At least one stakeholder has largely been missing in the recent debates on call taxis and passenger safety: the owner drivers who, in recent years, have become mini business owners.
Their sustenance has become more challenging than ever before with a market that is fast approaching saturation point with mushrooming services. A big grouse a few traditional taxi businesses have over the app-based aggregator services is that they have circumvented due process, and may have even evaded taxes.
For many of the owner/drivers though, the app-based services seem to offer a better deal in terms of finding customers.
Forty-six-year-old S. Ganesan, who was a driver with a leading IT firm until four years ago, decided to start a business of his own, applied for a loan and bought a sedan.
He is now enrolled with an app-based taxi service and earns between Rs. 40,000 and Rs. 50,000 a month. Setting aside Rs. 15,000 for fuel and maintenance expenses, he is able to make ends meet, he says. But things have not been easy. Ganesan had to change contract with three different call taxis before settling for the app-based service provider.
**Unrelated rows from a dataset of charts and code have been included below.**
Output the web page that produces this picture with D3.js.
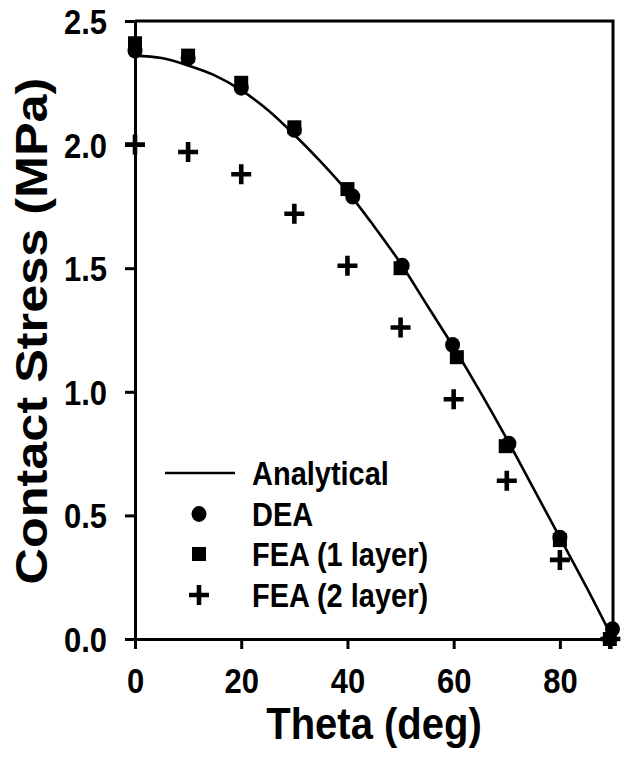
<!DOCTYPE html>
<html>
<head>
<meta charset="utf-8">
<script src="https://cdn.jsdelivr.net/npm/d3@7"></script>
<style>
  html, body { margin: 0; padding: 0; background: #fff; }
  svg { display: block; }
  text { font-family: "Liberation Sans", Arial, sans-serif; font-weight: bold; fill: #000; }
</style>
</head>
<body>
<svg id="chart" width="629" height="762"></svg>
<script>
// ---- Data ----
const analyticTheta = [0, 5, 10, 15, 20, 25, 30, 35, 40, 45, 50, 55, 60, 65, 70, 75, 80, 85, 90];
const analyticStress = [2.36, 2.35, 2.32, 2.28, 2.22, 2.14, 2.04, 1.93, 1.81, 1.67, 1.52, 1.35, 1.18, 1.00, 0.81, 0.61, 0.41, 0.21, 0.0];

const deaTheta = [0, 10, 20, 30, 41, 50.3, 59.8, 70.4, 80, 89.9];
const deaStress = [2.38, 2.35, 2.23, 2.06, 1.79, 1.51, 1.19, 0.79, 0.41, 0.04];

const fea1Theta = [0, 10, 20, 30, 40, 50, 60.6, 69.8, 80, 89.4];
const fea1Stress = [2.41, 2.36, 2.25, 2.07, 1.82, 1.50, 1.14, 0.78, 0.40, 0.0];

const fea2Theta = [0, 10, 20, 30, 40, 50, 60, 70, 80, 89.5];
const fea2Stress = [2.00, 1.97, 1.88, 1.72, 1.51, 1.26, 0.97, 0.64, 0.32, 0.0];

const xTicks = [0, 20, 40, 60, 80];
const yTicks = [0.0, 0.5, 1.0, 1.5, 2.0, 2.5];
const legendLabels = ["Analytical", "DEA", "FEA (1 layer)", "FEA (2 layer)"];

// ---- Layout ----
const svg = d3.select("#chart");
const mLeft = 135, mRight = 613, mTop = 21, mBottom = 639;
const stretch = 1.12; // reference text is drawn slightly tall

const x = d3.scaleLinear().domain([0, 90]).range([mLeft, mRight]);
const y = d3.scaleLinear().domain([0, 2.5]).range([mBottom, mTop]);

// frame (top and right)
svg.append("path")
  .attr("d", `M${x(0)},${y(2.5)}H${x(90)}V${y(0)}`)
  .attr("fill", "none").attr("stroke", "#000").attr("stroke-width", 3);

// axes
const xAxis = svg.append("g").attr("transform", `translate(0,${mBottom})`)
  .call(d3.axisBottom(x).tickValues(xTicks).tickFormat(d3.format("d")).tickSize(10).tickSizeOuter(0));
const yAxis = svg.append("g").attr("transform", `translate(${mLeft},0)`)
  .call(d3.axisLeft(y).tickValues(yTicks).tickFormat(d3.format(".1f")).tickSize(10).tickSizeOuter(0));

[xAxis, yAxis].forEach(g => {
  g.select(".domain").attr("stroke", "#000").attr("stroke-width", 3);
  g.selectAll(".tick line").attr("stroke", "#000").attr("stroke-width", 3);
  g.selectAll(".tick text")
    .style("font-family", '"Liberation Sans", Arial, sans-serif')
    .style("font-weight", "bold").style("font-size", "31px").attr("fill", "#000");
});
xAxis.selectAll(".tick text").attr("y", 0).attr("dy", null)
  .attr("transform", `translate(0,54) scale(1,${stretch})`);
yAxis.selectAll(".tick text").attr("x", null).attr("dy", "0.36em")
  .attr("transform", `translate(-28,0) scale(1,${stretch})`);

// axis titles
svg.append("text")
  .attr("transform", `translate(${(mLeft + mRight) / 2},739) scale(1,${stretch})`)
  .attr("text-anchor", "middle").style("font-size", "40px")
  .text("Theta (deg)");
svg.append("text")
  .attr("transform", `translate(47,${(mTop + mBottom) / 2 + 1}) rotate(-90) scale(${stretch},1)`)
  .attr("text-anchor", "middle").style("font-size", "45px")
  .text("Contact Stress (MPa)");

// analytical curve
const line = d3.line().x((d, i) => x(analyticTheta[i])).y(d => y(d)).curve(d3.curveCatmullRom);
svg.append("path").datum(analyticStress)
  .attr("d", line).attr("fill", "none").attr("stroke", "#000").attr("stroke-width", 2.6);

// markers
const circ = d3.symbol().type(d3.symbolCircle).size(Math.PI * 7.5 * 7.5);
const sq = d3.symbol().type(d3.symbolSquare).size(14 * 14);
const plusPath = "M-10,-2.3H-2.3V-10H2.3V-2.3H10V2.3H2.3V10H-2.3V2.3H-10Z";

svg.append("g").selectAll("path").data(fea1Stress).join("path")
  .attr("d", sq()).attr("transform", (d, i) => `translate(${x(fea1Theta[i])},${y(d)})`).attr("fill", "#000");
svg.append("g").selectAll("path").data(deaStress).join("path")
  .attr("d", circ()).attr("transform", (d, i) => `translate(${x(deaTheta[i])},${y(d)}) scale(1,1.06)`).attr("fill", "#000");
svg.append("g").selectAll("path").data(fea2Stress).join("path")
  .attr("d", plusPath).attr("transform", (d, i) => `translate(${x(fea2Theta[i])},${y(d)})`).attr("fill", "#000");

// legend
const lg = svg.append("g");
const rowY = [473, 514, 554, 595];
const symX = 199, textX = 252;
lg.append("line").attr("x1", 165).attr("x2", 235).attr("y1", rowY[0]).attr("y2", rowY[0])
  .attr("stroke", "#000").attr("stroke-width", 2.6);
lg.append("path").attr("d", circ()).attr("transform", `translate(${symX},${rowY[1]}) scale(1,1.06)`);
lg.append("path").attr("d", sq()).attr("transform", `translate(${symX},${rowY[2]})`);
lg.append("path").attr("d", plusPath).attr("transform", `translate(${symX},${rowY[3]})`);
lg.selectAll("text").data(legendLabels).join("text")
  .attr("transform", (d, i) => `translate(${textX},${rowY[i]}) scale(1,${stretch})`)
  .attr("dy", "0.36em")
  .style("font-size", "29px").text(d => d);
</script>
</body>
</html>
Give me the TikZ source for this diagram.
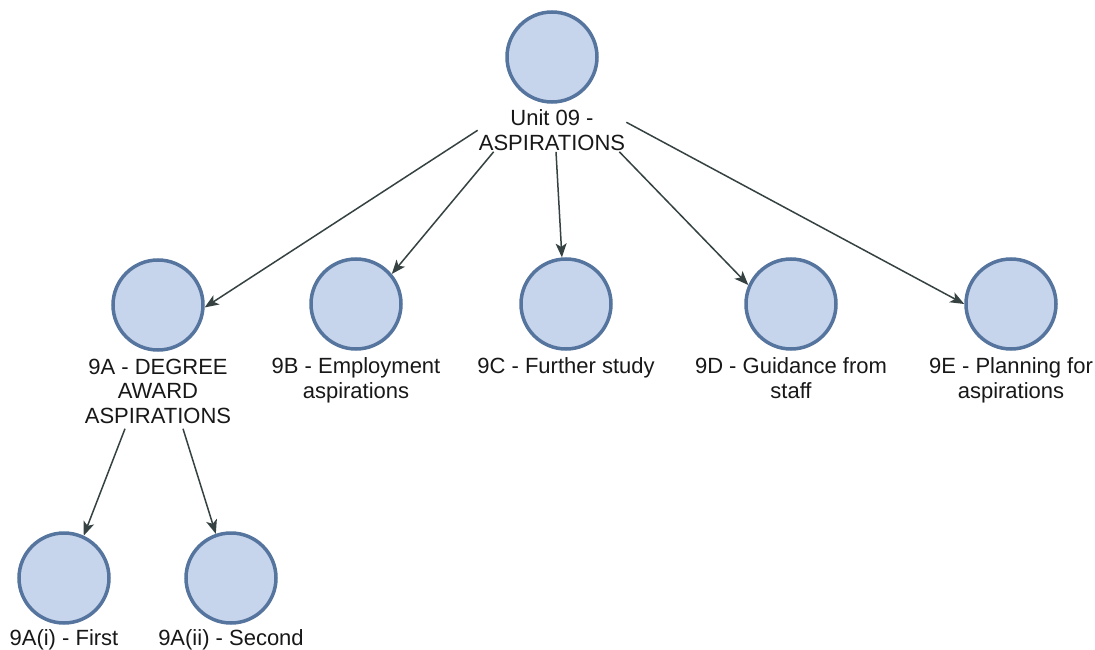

“When most call taxis start their business, they are really good to drivers and charge nominal monthly rent and promise us several welfare measures. But once their brand is established, they acquire their own fleet and then send us only for short trips while engaging their own cars for longer rides. Our monthly earnings drop sharply,” he says.
Another driver says a leading call taxi service in the city demanded from him the monthly rent of Rs. 6,000 when he was ill and bedridden for two months.
“They threatened to take me off their rolls if I did not pay up. I had no option but to pay in order to safeguard my job. But this was three years ago. Now there is a proliferation of services and more choice,” he says.
But the market that seems to be growing exponentially has some of the drivers worried.
“Right now, there are call-taxi services that are enrolling car owners with a promise of zero call centre charge for three months. But I wonder what will happen after a year or so,” a driver with a popular call taxi says.